Quem o observa pensa ainda estar diante daquele moleque exaltado que, desclassificado num festival de música com a sua “É Proibido Proibir”, investiu contra as vaias com mais vaias: “Nós, Gilberto Gil e eu, tivemos coragem de entrar em todas as estruturas e sair de todas elas. E vocês? Se vocês em política forem como são em estética estamos feitos”.
Vaias, vaias e vaias. Passou o tempo, todos envelheceram e o País que o vaiava segue acomodado, desigual, reacionário, imerso em preconceitos estéticos e políticos. A linha evolutiva da música popular brasileira correu em paralelo com as ditaduras, e nem a velhice nem a democracia o tornou mais comedido. Caetano seguiu entrando e saindo das estruturas e dos barracos das grandes discussões, das quais muitas vezes saiu surrado – e tantas vezes com razão. Mas onde estavamos pensadores a cada nova crise? Onde estavam os escritores quando precisaram se posicionar sobre temas como o aborto, o meio ambiente, o progresso, a violência urbana, a corrupção, as UPPs? Estavam em casa, com a cabeça enfiada na duna. Caetano seguiu arriscando, acertando em cheio algumas vezes e escorregando em outras tantas – só ele seria capaz de provocar uma crise na República devido à deselegância nada discreta (ou só “idiota”, em bom português) contra um presidente eleito. Uma crise contornada pela mãe, dona Canô, que às rodas do centenário teve de ligar para Luiz Inácio Lula da Silva e pedir que relevasse as palavras do filho…

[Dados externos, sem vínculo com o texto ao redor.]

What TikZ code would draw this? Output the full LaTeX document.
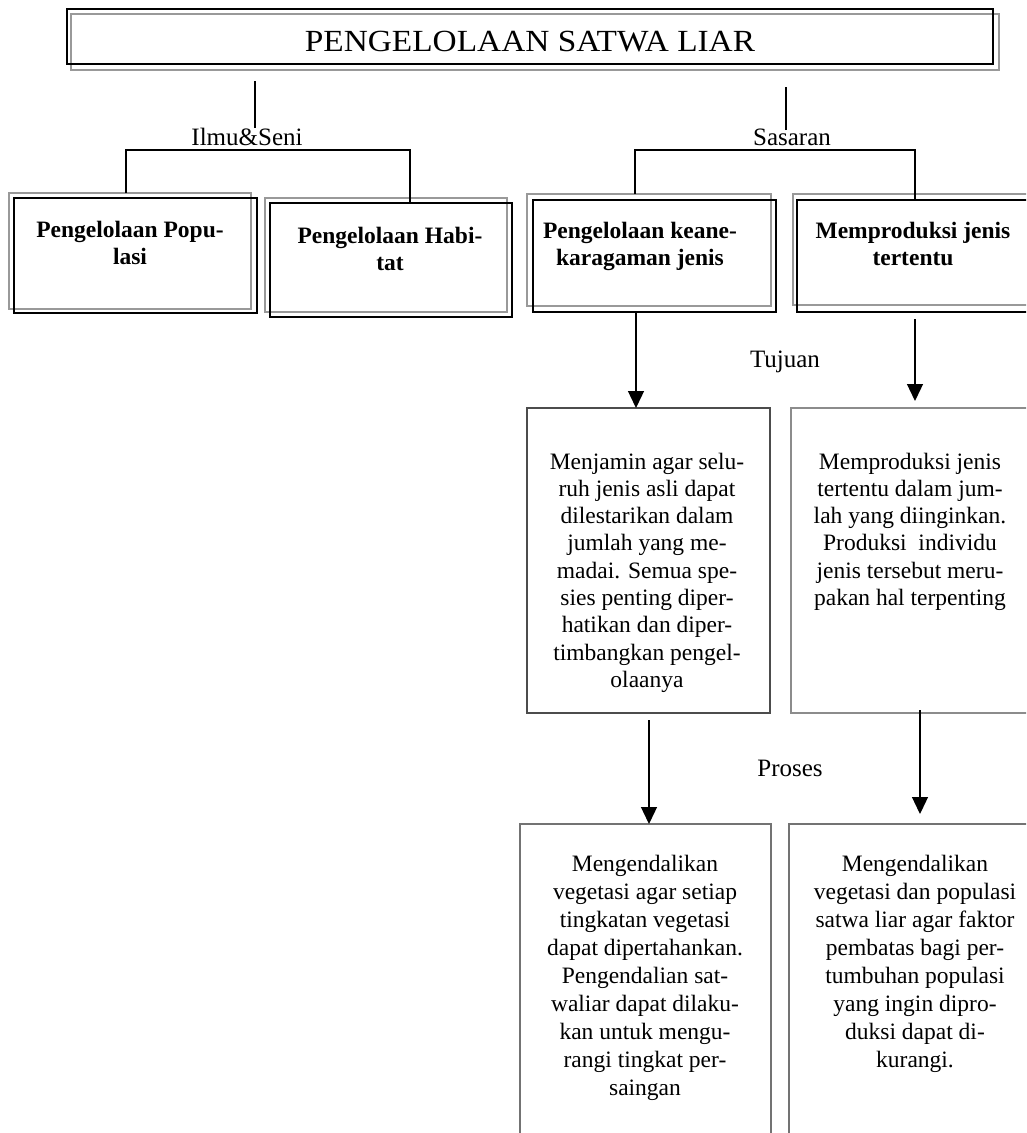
\documentclass[tikz,border=0pt]{standalone}
\usepackage{fontspec}
\setmainfont{Liberation Serif}
\usetikzlibrary{arrows.meta,calc}
\begin{document}
\begin{tikzpicture}[x=1pt,y=-1pt,
  shadowbox/.style={draw=black!40,line width=1.8pt},
  conn/.style={line width=1.3pt,draw=black},
  arr/.style={conn,-{Triangle[width=16pt,length=17pt]}},
  lbl/.style={inner sep=0pt,anchor=base,font=\fontsize{25}{30}\selectfont},
  btxt/.style={inner sep=0pt,anchor=base,align=center,font=\fontsize{23.5}{27.5}\selectfont\bfseries},
  ptxt/.style={inner sep=0pt,anchor=base,align=center,font=\fontsize{23.5}{27.3}\selectfont}]
\useasboundingbox (0,0) rectangle (1026,1133);
\clip (0,0) rectangle (1026,1133);
\fill[white] (0,0) rectangle (1026,1133);

% title
\draw[shadowbox] (71,14) rectangle (999,70);
\node[draw=black,line width=2pt,outer sep=0pt,anchor=north west,minimum width=926pt,minimum height=55pt,inner sep=0pt] (title) at (67,9) {};
\node[inner sep=0pt,anchor=base,xscale=1.15,yscale=1.06,font=\fontsize{29}{30}\selectfont] (ttext) at (530,51) {PENGELOLAAN SATWA LIAR};

% labels
\node[lbl] (ilmu) at (247,145) {Ilmu\&Seni};
\node[lbl] (sasaran) at (792,145) {Sasaran};
\coordinate (ilmuTop) at (255,81);
\coordinate (ilmuBot) at (255,128);
\coordinate (sasTop) at (786,87);
\coordinate (sasBot) at (786,130);
\draw[conn] (ilmuTop) -- (ilmuBot);
\draw[conn] (sasTop) -- (sasBot);

% level 2 boxes
\draw[shadowbox] (9,193) rectangle (251,309);
\node[draw=black,line width=2pt,outer sep=0pt,anchor=north west,minimum width=243pt,minimum height=115pt,inner sep=0pt] (pop) at (14,198) {};
\draw[shadowbox] (265,198) rectangle (507,312);
\node[draw=black,line width=2pt,outer sep=0pt,anchor=north west,minimum width=242pt,minimum height=114pt,inner sep=0pt] (hab) at (270,203) {};
\draw[shadowbox] (527,194) rectangle (771,306);
\node[draw=black,line width=2pt,outer sep=0pt,anchor=north west,minimum width=243pt,minimum height=112pt,inner sep=0pt] (keane) at (533,200) {};
\draw[shadowbox] (793,194) rectangle (1040,305);
\node[draw=black,line width=2pt,outer sep=0pt,anchor=north west,minimum width=250pt,minimum height=112pt,inner sep=0pt] (mempro) at (797,200) {};

% (base anchor = baseline of last line)
\node[btxt] (tpop) at (130,264.5) {Pengelolaan Popu-\\lasi};
\node[btxt] (thab) at (390,270.5) {Pengelolaan Habi-\\tat};
\node[btxt] (tkea) at (640,265.5) {Pengelolaan keane-\\karagaman jenis};
\node[btxt] (tmem) at (913,265.5) {Memproduksi jenis\\tertentu};

% branching connectors
\coordinate (hl1) at (126,150);
\coordinate (hr1) at (410,150);
\coordinate (hl2) at (635,150);
\coordinate (hr2) at (915,150);
\draw[conn] (126,193) -- (hl1) -- (hr1) -- (hr1 |- hab.north);
\draw[conn] (635,194) -- (hl2) -- (hr2) -- (hr2 |- mempro.north);

% level 3 boxes
\node[draw=black!70,line width=2.5pt,outer sep=0pt,anchor=north west,minimum width=243pt,minimum height=305pt,inner sep=0pt] (tuj1) at (527,408) {};
\node[draw=black!45,line width=1.6pt,outer sep=0pt,anchor=north west,minimum width=250pt,minimum height=305pt,inner sep=0pt] (tuj2) at (791,408) {};
\node[ptxt] (ttuj1) at (647,687.4) {Menjamin agar selu-\\ruh jenis asli dapat\\dilestarikan dalam\\jumlah yang me-\\madai. Semua spe-\\sies penting diper-\\hatikan dan diper-\\timbangkan pengel-\\olaanya};
\node[ptxt] (ttuj2) at (910,605.5) {Memproduksi jenis\\tertentu dalam jum-\\lah yang diinginkan.\\Produksi\ \ individu\\jenis tersebut meru-\\pakan hal terpenting};

\node[lbl] (tujuan) at (785,367) {Tujuan};
\coordinate (xa1) at (636,0);
\coordinate (xa2) at (915,0);
\coordinate (xb1) at (649,0);
\coordinate (xb2) at (920,0);
\draw[arr] (keane.south -| xa1) -- (tuj1.north -| xa1);
\draw[arr] ($(mempro.south -| xa2)+(0,7)$) -- ($(tuj2.north -| xa2)+(0,-7)$);

% level 4 boxes
\node[draw=black!55,line width=1.6pt,outer sep=0pt,anchor=north west,minimum width=251pt,minimum height=330pt,inner sep=0pt] (pro1) at (520,824) {};
\node[draw=black!55,line width=1.6pt,outer sep=0pt,anchor=north west,minimum width=250pt,minimum height=330pt,inner sep=0pt] (pro2) at (789,824) {};
\node[ptxt,font=\fontsize{23.5}{28}\selectfont] (tpro1) at (645,1095) {Mengendalikan\\vegetasi agar setiap\\tingkatan vegetasi\\dapat dipertahankan.\\Pengendalian sat-\\waliar dapat dilaku-\\kan untuk mengu-\\rangi tingkat per-\\saingan};
\node[ptxt,font=\fontsize{23.5}{28}\selectfont] (tpro2) at (915,1067) {Mengendalikan\\vegetasi dan populasi\\satwa liar agar faktor\\pembatas bagi per-\\tumbuhan populasi\\yang ingin dipro-\\duksi dapat di-\\kurangi.};

\node[lbl] (proses) at (790,776) {Proses};
\draw[arr] ($(tuj1.south -| xb1)+(0,7)$) -- (pro1.north -| xb1);
\draw[arr] ($(tuj2.south -| xb2)+(0,-3)$) -- ($(pro2.north -| xb2)+(0,-10)$);
\end{tikzpicture}
\end{document}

É porque o que se diz em melodias é perdoado; o que se diz de forma crua, não. Quando não canta, Caetano choca e não produz só suspiros; ele se humaniza. E todo mundo para para ouvir. Como quando ele confessa ter chorado ao assistir, sozinho no cinema, à história de Jean Charles de Menezes. Ou quando lamenta ter “saudades do equilíbrio e da elasticidade do corpo, da força dos cabelos, o jato de urina forte, as ereções firmes, a alegria física da juventude”, como disse em entrevista recente. Caetano tem razão quando diz que “não se pode pôr tudo na conta da velhice”. Porque só ele vê sentido em coisas como: “Os EUA só se salvarão quando entenderem Chico Buarque e Lulu Santos”. É o mundo bonito, possível, sem juízo final que nem todos enxergam.

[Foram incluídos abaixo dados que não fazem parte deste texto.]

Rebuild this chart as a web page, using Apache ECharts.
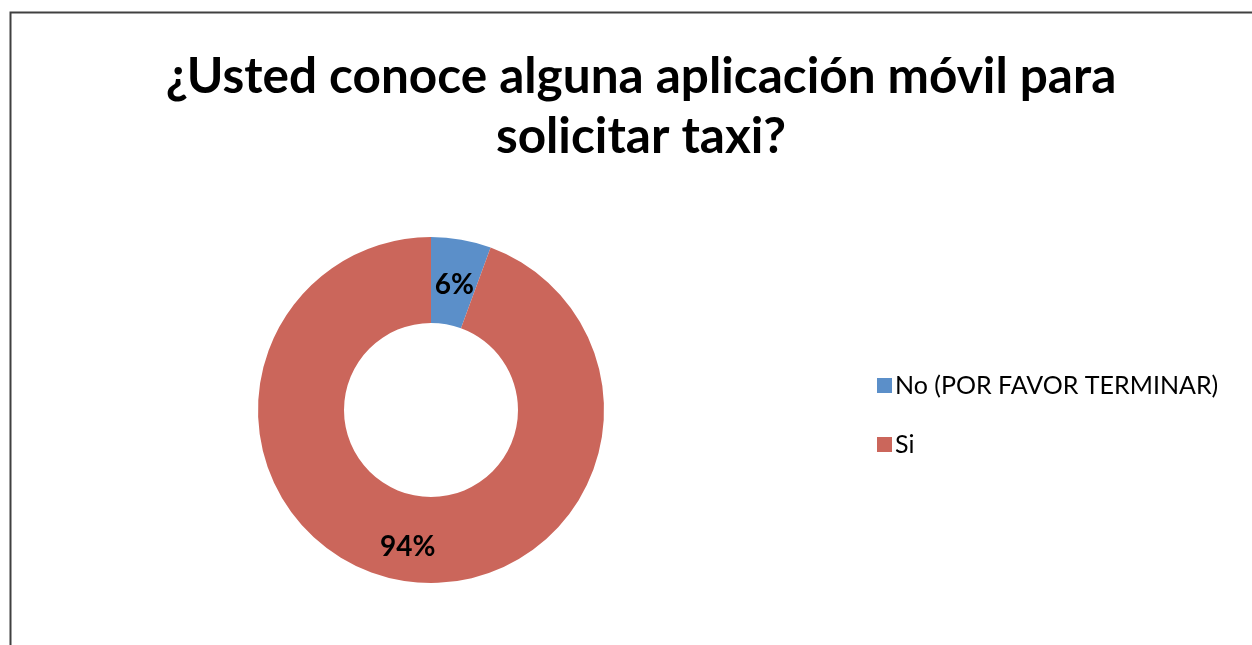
<!DOCTYPE html>
<html><head><meta charset="utf-8">
<script src="https://cdn.jsdelivr.net/npm/echarts@6/dist/echarts.min.js"></script>
<style>html,body{margin:0;padding:0;background:#fff}#c{width:1252px;height:645px}</style>
</head><body><div id="c"></div>
<script>
const titleText = '¿Usted conoce alguna aplicación móvil para\nsolicitar taxi?';
const categories = ['No (POR FAVOR TERMINAR)', 'Si'];
const values = [5.6, 94.4];
const colors = ['#5b8fc9', '#cb665b'];

const chart = echarts.init(document.getElementById('c'));
chart.setOption({
  animation: false,
  graphic: [{
    type: 'polyline', silent: true,
    shape: { points: [[10.5, 660], [10.5, 12.5], [1260, 12.5]] },
    style: { stroke: '#404040', lineWidth: 2, fill: null }
  }],
  title: {
    text: titleText, left: 636, textAlign: 'center', top: 42,
    textStyle: { fontFamily: 'Lato', fontWeight: 'bold', fontSize: 49.5, lineHeight: 60, color: '#000' }
  },
  legend: {
    orient: 'vertical', left: 872, top: 368, itemGap: 34,
    itemWidth: 15, itemHeight: 15, icon: 'rect',
    textStyle: { fontFamily: 'Lato', fontSize: 25, color: '#000', padding: [0, 0, 0, -2] },
    data: categories
  },
  series: [{
    type: 'pie', center: [431, 410], radius: [87, 173],
    startAngle: 90, clockwise: true,
    label: { show: true, position: 'inside', formatter: p => Math.round(p.percent) + '%', fontFamily: 'Lato', fontWeight: 'bold', fontSize: 28, color: '#000', offset: [0, 6] },
    labelLine: { show: false },
    itemStyle: { borderWidth: 0 },
    emphasis: { disabled: true },
    data: categories.map((n, i) => ({ name: n, value: values[i], itemStyle: { color: colors[i] } }))
  }]
});
</script></body></html>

Por isso ele precisa cantar. Para destrinchar o que a escritora Inês Pedrosa chamou, em um ensaio recente, de “amor a fundo perdido”. Porque, como sentenciou a autora portuguesa, “ninguém foi tão longe, melodicamente, na decomposição cirúrgica do ego” que Caetano, que “implode em vez de se desdobrar; que não tem vários dentro de si – que é, ele mesmo, inteiramente vário”.
Sobre esse Caetano inteiramente vário é difícil dizer qualquer coisa que já não tenha sido dita. Porque qualquer sentença soa como prólogo, e as cortinas ainda não foram cerradas indicando o fim do show. Nesta terça-feira 7, dia em que completa 70 anos, não haverá homenagem, pronunciamento, comemoração. Caetano não quer transformar seu aniversário num evento. Não é preciso: ele deve seguir ocupado em arremessar discos novos contra quem acredita que ele deixou o melhor da sua música para os anos 70. É dessa forma que ele seguirá onipresente nas salas de aulas, estantes de livros, CDs, palestras, bancas de jornais e revistas. E a cada vez que for encontrado alguém vai de novo se perguntar: ah, que esse cara tem? De onde veio? Para onde vai?
Ninguém sabe, mas todo mundo viu. Ouviu. E viveu.